ANA MÉRCIA VIEIRA FERNANDES – Auditora Fiscal do Trabalho – Coordenadora do Projeto de Análises de Acidentes da SRTE/PB

Aproveitamos o título do romance do escritor colombiano Gabriel Garcia Marquez, para falar dos constantes acidentes do trabalho na construção civil, que chegaram recentemente ao nosso conhecimento e que vêm sendo anunciados com frequência nos órgãos da imprensa.
E é dos mais altos, belos e suntuosos edifícios que estão sendo construídos e, até mesmo de simples edificações e de tantos outros tipos de obras, que se anuncia que mais um operário caiu, foi eletrocutado ou sequelado por uma máquina. Mais um brasileiro que, saindo de casa para a labuta do dia-a-dia, não voltou ou que vai voltar incapacitado, sofrido pelas dores, pelo tratamento que se estende, para um novo tempo de dedicação e dependências e cuidados de familiares, em especial, no silêncio de suas casas.
Mais um a fazer parte dos inúmeros benefícios pagos pela Previdência Social, quando estão com o contrato de trabalho regularizado ou mais um indigente a depender da caridade das pessoas, se tiver a sorte de recebê-la.
É a força de trabalho que não mais será computada nas estatísticas dos ativos. Foi vítima da dureza do trabalho, que nem sempre engrandece, dignifica; foi vítima de acidente.
Ao analisar os acidentes do trabalho que ocorreram na cidade de Campina Grande, lembrados por serem mais recentes, fiquei a pensar na violência do que analisei, nas causas que levaram a tamanha calamidade.
É o corpo frágil de um homem que voa da 25º laje para ser amparado apenas pela mãe terra. O corpo bate, ao cair, nas plataformas da obra, que, tantas vezes, parecem só enfeitar os prédios. Esse acidente me fez lembrar o trecho da música de Chico Buarque, Construção, que diz: “E tropeçou no céu como se fosse um bêbado. E flutuou no ar como se fosse um pássaro. E se acabou no chão feito um pacote flácido.”

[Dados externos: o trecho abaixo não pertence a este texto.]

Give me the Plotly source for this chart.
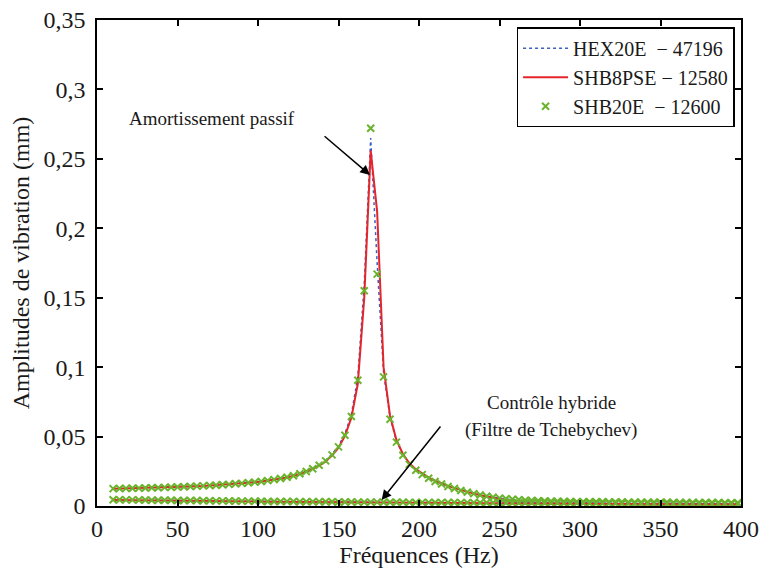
import plotly.graph_objects as go

# frequency grid (Hz), one point every 4 Hz
freq = list(range(10, 399, 4))

# passive damping response (mm)
shb20e_passif = [
    0.0125, 0.0126, 0.0127, 0.0128, 0.0129, 0.0130, 0.0131, 0.0132, 0.0134, 0.0135,
    0.0137, 0.0139, 0.0141, 0.0143, 0.0145, 0.0148, 0.0150, 0.0153, 0.0156, 0.0160,
    0.0163, 0.0167, 0.0172, 0.0177, 0.0183, 0.0190, 0.0198, 0.0207, 0.0218, 0.0232,
    0.0248, 0.0268, 0.0293, 0.0325, 0.0368, 0.0426, 0.0510, 0.0645, 0.0905, 0.1550,
    0.2720, 0.1670, 0.0930, 0.0625, 0.0460, 0.0365, 0.0300, 0.0258, 0.0226, 0.0200,
    0.0177, 0.0158, 0.0141, 0.0126, 0.0112, 0.0100, 0.0089, 0.0079, 0.0070, 0.0063,
    0.0057, 0.0052, 0.0048, 0.0045, 0.0042, 0.0040, 0.0038, 0.0036, 0.0035, 0.0034,
    0.0033, 0.0032, 0.0031, 0.0031, 0.0030, 0.0030, 0.0030, 0.0029, 0.0029, 0.0029,
    0.0028, 0.0028, 0.0028, 0.0027, 0.0027, 0.0027, 0.0027, 0.0026, 0.0026, 0.0026,
    0.0026, 0.0025, 0.0025, 0.0025, 0.0025, 0.0024, 0.0024, 0.0024,
]
shb8pse_passif = [
    0.0124, 0.0125, 0.0126, 0.0127, 0.0128, 0.0129, 0.0130, 0.0131, 0.0133, 0.0134,
    0.0136, 0.0138, 0.0140, 0.0142, 0.0144, 0.0147, 0.0149, 0.0152, 0.0155, 0.0159,
    0.0162, 0.0166, 0.0171, 0.0176, 0.0182, 0.0189, 0.0197, 0.0206, 0.0217, 0.0230,
    0.0246, 0.0266, 0.0290, 0.0321, 0.0363, 0.0420, 0.0505, 0.0635, 0.0880, 0.1500,
    0.2560, 0.2120, 0.1000, 0.0650, 0.0475, 0.0375, 0.0308, 0.0265, 0.0232, 0.0205,
    0.0182, 0.0162, 0.0145, 0.0129, 0.0114, 0.0101, 0.0089, 0.0078, 0.0068, 0.0059,
    0.0051, 0.0044, 0.0038, 0.0033, 0.0029, 0.0026, 0.0023, 0.0021, 0.0019, 0.0018,
    0.0017, 0.0016, 0.0015, 0.0015, 0.0015, 0.0014, 0.0014, 0.0014, 0.0014, 0.0013,
    0.0013, 0.0013, 0.0013, 0.0013, 0.0012, 0.0012, 0.0012, 0.0012, 0.0012, 0.0012,
    0.0011, 0.0011, 0.0011, 0.0011, 0.0011, 0.0011, 0.0011, 0.0011,
]
hex20e_passif = [
    0.0125, 0.0126, 0.0127, 0.0128, 0.0129, 0.0130, 0.0131, 0.0132, 0.0134, 0.0135,
    0.0137, 0.0139, 0.0141, 0.0143, 0.0145, 0.0148, 0.0150, 0.0153, 0.0156, 0.0160,
    0.0163, 0.0167, 0.0172, 0.0177, 0.0183, 0.0190, 0.0198, 0.0208, 0.0219, 0.0233,
    0.0250, 0.0270, 0.0296, 0.0329, 0.0373, 0.0433, 0.0520, 0.0660, 0.0930, 0.1600,
    0.2650, 0.1750, 0.0960, 0.0640, 0.0468, 0.0370, 0.0304, 0.0261, 0.0229, 0.0203,
    0.0180, 0.0160, 0.0143, 0.0127, 0.0113, 0.0101, 0.0090, 0.0080, 0.0071, 0.0063,
    0.0056, 0.0050, 0.0045, 0.0041, 0.0037, 0.0034, 0.0032, 0.0030, 0.0028, 0.0027,
    0.0026, 0.0025, 0.0024, 0.0024, 0.0023, 0.0023, 0.0022, 0.0022, 0.0022, 0.0021,
    0.0021, 0.0021, 0.0020, 0.0020, 0.0020, 0.0020, 0.0019, 0.0019, 0.0019, 0.0019,
    0.0018, 0.0018, 0.0018, 0.0018, 0.0018, 0.0017, 0.0017, 0.0017,
]

# hybrid control (Chebyshev filter) response (mm)
shb20e_hybride = [
    0.0045, 0.0045, 0.0044, 0.0044, 0.0043, 0.0043, 0.0042, 0.0042, 0.0041, 0.0041,
    0.0040, 0.0040, 0.0039, 0.0039, 0.0038, 0.0038, 0.0037, 0.0037, 0.0036, 0.0036,
    0.0035, 0.0035, 0.0034, 0.0034, 0.0033, 0.0033, 0.0033, 0.0032, 0.0032, 0.0031,
    0.0031, 0.0031, 0.0030, 0.0030, 0.0030, 0.0029, 0.0029, 0.0029, 0.0028, 0.0028,
    0.0028, 0.0028, 0.0027, 0.0027, 0.0027, 0.0027, 0.0026, 0.0026, 0.0026, 0.0026,
    0.0025, 0.0025, 0.0025, 0.0025, 0.0024, 0.0024, 0.0024, 0.0024, 0.0023, 0.0023,
    0.0023, 0.0023, 0.0022, 0.0022, 0.0022, 0.0022, 0.0021, 0.0021, 0.0021, 0.0021,
    0.0020, 0.0020, 0.0020, 0.0020, 0.0019, 0.0019, 0.0019, 0.0019, 0.0019, 0.0018,
    0.0018, 0.0018, 0.0018, 0.0018, 0.0017, 0.0017, 0.0017, 0.0017, 0.0017, 0.0017,
    0.0016, 0.0016, 0.0016, 0.0016, 0.0016, 0.0016, 0.0016, 0.0016,
]
shb8pse_hybride = [
    0.0043, 0.0043, 0.0042, 0.0042, 0.0041, 0.0041, 0.0040, 0.0040, 0.0039, 0.0039,
    0.0038, 0.0038, 0.0037, 0.0037, 0.0036, 0.0036, 0.0035, 0.0035, 0.0034, 0.0034,
    0.0033, 0.0033, 0.0032, 0.0032, 0.0031, 0.0031, 0.0031, 0.0030, 0.0030, 0.0029,
    0.0029, 0.0029, 0.0028, 0.0028, 0.0028, 0.0027, 0.0027, 0.0027, 0.0026, 0.0026,
    0.0026, 0.0026, 0.0025, 0.0025, 0.0025, 0.0024, 0.0024, 0.0024, 0.0023, 0.0023,
    0.0023, 0.0022, 0.0022, 0.0022, 0.0021, 0.0021, 0.0021, 0.0020, 0.0020, 0.0020,
    0.0019, 0.0019, 0.0019, 0.0018, 0.0018, 0.0018, 0.0017, 0.0017, 0.0017, 0.0016,
    0.0016, 0.0016, 0.0016, 0.0015, 0.0015, 0.0015, 0.0015, 0.0014, 0.0014, 0.0014,
    0.0014, 0.0013, 0.0013, 0.0013, 0.0013, 0.0013, 0.0012, 0.0012, 0.0012, 0.0012,
    0.0012, 0.0012, 0.0011, 0.0011, 0.0011, 0.0011, 0.0011, 0.0011,
]
hex20e_hybride = [
    0.0044, 0.0044, 0.0043, 0.0043, 0.0042, 0.0042, 0.0041, 0.0041, 0.0040, 0.0040,
    0.0039, 0.0039, 0.0038, 0.0038, 0.0037, 0.0037, 0.0036, 0.0036, 0.0035, 0.0035,
    0.0034, 0.0034, 0.0033, 0.0033, 0.0032, 0.0032, 0.0032, 0.0031, 0.0031, 0.0030,
    0.0030, 0.0030, 0.0029, 0.0029, 0.0029, 0.0028, 0.0028, 0.0028, 0.0027, 0.0027,
    0.0027, 0.0027, 0.0026, 0.0026, 0.0026, 0.0026, 0.0025, 0.0025, 0.0025, 0.0025,
    0.0024, 0.0024, 0.0024, 0.0024, 0.0023, 0.0023, 0.0023, 0.0023, 0.0022, 0.0022,
    0.0022, 0.0022, 0.0021, 0.0021, 0.0021, 0.0021, 0.0020, 0.0020, 0.0020, 0.0020,
    0.0019, 0.0019, 0.0019, 0.0019, 0.0018, 0.0018, 0.0018, 0.0018, 0.0018, 0.0017,
    0.0017, 0.0017, 0.0017, 0.0017, 0.0016, 0.0016, 0.0016, 0.0016, 0.0016, 0.0016,
    0.0015, 0.0015, 0.0015, 0.0015, 0.0015, 0.0015, 0.0015, 0.0015,
]

ytick_vals = [0, 0.05, 0.1, 0.15, 0.2, 0.25, 0.3, 0.35]
ytick_text = ['0', '0,05', '0,1', '0,15', '0,2', '0,25', '0,3', '0,35']
xtick_vals = [0, 50, 100, 150, 200, 250, 300, 350, 400]

NB = '\u00a0'
names = ['HEX20E' + NB * 2 + '\u2212 47196',
         'SHB8PSE \u2212 12580',
         'SHB20E' + NB * 2 + '\u2212 12600']

BLUE = '#3d5fc4'
RED = '#e4262b'
GREEN = '#6ab42d'
FONT = 'Liberation Serif'
TXT = '#1a1a1a'

fig = go.Figure()

for i, (hx, sp, sh) in enumerate([(hex20e_passif, shb8pse_passif, shb20e_passif),
                                   (hex20e_hybride, shb8pse_hybride, shb20e_hybride)]):
    show = (i == 0)
    fig.add_trace(go.Scatter(x=freq, y=hx, mode='lines', name=names[0],
                             line=dict(color=BLUE, width=1.5, dash='dot'),
                             showlegend=show, legendrank=1))
    fig.add_trace(go.Scatter(x=freq, y=sp, mode='lines', name=names[1],
                             line=dict(color=RED, width=2),
                             showlegend=show, legendrank=2))
    fig.add_trace(go.Scatter(x=freq, y=sh, mode='markers', name=names[2],
                             marker=dict(symbol='x-thin', size=7, color=GREEN,
                                         line=dict(color=GREEN, width=2)),
                             showlegend=show, legendrank=3))

# annotations
ann_font = dict(family=FONT, size=19, color=TXT)
fig.add_annotation(x=169.6, y=0.2384, ax=-47, ay=-40, text='',
                   showarrow=True, arrowhead=2, arrowsize=1.3, arrowwidth=1.5,
                   arrowcolor='black')
fig.add_annotation(x=71.5, y=0.279, text='Amortissement passif', showarrow=False,
                   font=ann_font)
fig.add_annotation(x=176.8, y=0.0043, ax=60, ay=-75, text='',
                   showarrow=True, arrowhead=2, arrowsize=1.3, arrowwidth=1.5,
                   arrowcolor='black')
fig.add_annotation(x=282, y=0.0742, text='Contrôle hybride', showarrow=False,
                   font=ann_font)
fig.add_annotation(x=282, y=0.0547, text='(Filtre de Tchebychev)', showarrow=False,
                   font=ann_font)

axis_common = dict(showline=True, linecolor='black', linewidth=1.5, mirror='ticks',
                   ticks='inside', ticklen=6, tickcolor='black', tickwidth=1.5,
                   showgrid=False, zeroline=False, automargin=False,
                   ticklabeloverflow='allow',
                   tickfont=dict(family=FONT, size=24, color=TXT),
                   title_font=dict(family=FONT, size=24, color=TXT))

# the page body adds an 8px margin, so the figure is sized 8px smaller
fig.update_layout(
    width=760, height=563,
    margin=dict(l=89, r=27, t=12, b=65),
    paper_bgcolor='white', plot_bgcolor='white',
    font=dict(family=FONT, color=TXT),
    xaxis=dict(range=[0, 400], tickvals=xtick_vals,
               title=dict(text='Fréquences (Hz)', standoff=0), **axis_common),
    yaxis=dict(range=[0, 0.35], tickvals=ytick_vals, ticktext=ytick_text,
               title=dict(text='Amplitudes de vibration (mm)', standoff=10),
               ticklabelstandoff=5, **axis_common),
    legend=dict(x=0.99, y=0.985, xanchor='right', yanchor='top',
                bgcolor='white', bordercolor='black', borderwidth=1.5,
                font=dict(family=FONT, size=20, color=TXT), itemwidth=45,
                tracegroupgap=0),
    showlegend=True,
)

fig.write_html('out.html')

E outro trabalhador que é atingido pela dureza da ferragem sem proteção que espera a próxima vítima e que penetra na sua cabeça como um punhal, traspassando seu crânio.
Impossível não dizer que isso é um terror. Mas o terror vem como algo sem controle e, às vezes abstrato, do medo. Mas essas realidades não. Elas vêm dos riscos existentes nos ambientes e nas condições de trabalho sem controle, vem do ritmo acelerado do desenvolvimento desordenado, vem do descaso com a vida, com a saúde e segurança da força de trabalho. É como uma morte que é anunciada todos os dias.
Estamos próximos de mais um dia em que dedicamos à memória das vítimas de acidentes do trabalho, dia 28 de abril. E é a estes que dedico o meu relato. E é por eles também que devemos seguir em frente, pois o tempo urge e o trabalho na busca de mais prevenção, de ações pelo cumprimento da lei, de informações tão necessárias aos trabalhadores, de lutas por maiores cuidados com a sua saúde, sua integridade física e mental, precisa continuar, pois não podemos esperar, de braços cruzados, as próximas vítimas.
E sejam elas poucas ou muitas, são homens e mulheres e até crianças e adolescentes, que, mais do que nunca, precisam de mais atenção das autoridades, dos serviços públicos, das organizações empresariais, das suas representações e de uma grande mobilização social, para fazer valer o seu clamor e dar voz ao seu silêncio, por melhores condições e ambientes de trabalho, para que não cheguem a viver a dolorosa experiência do infortúnio que é o acidente do trabalho.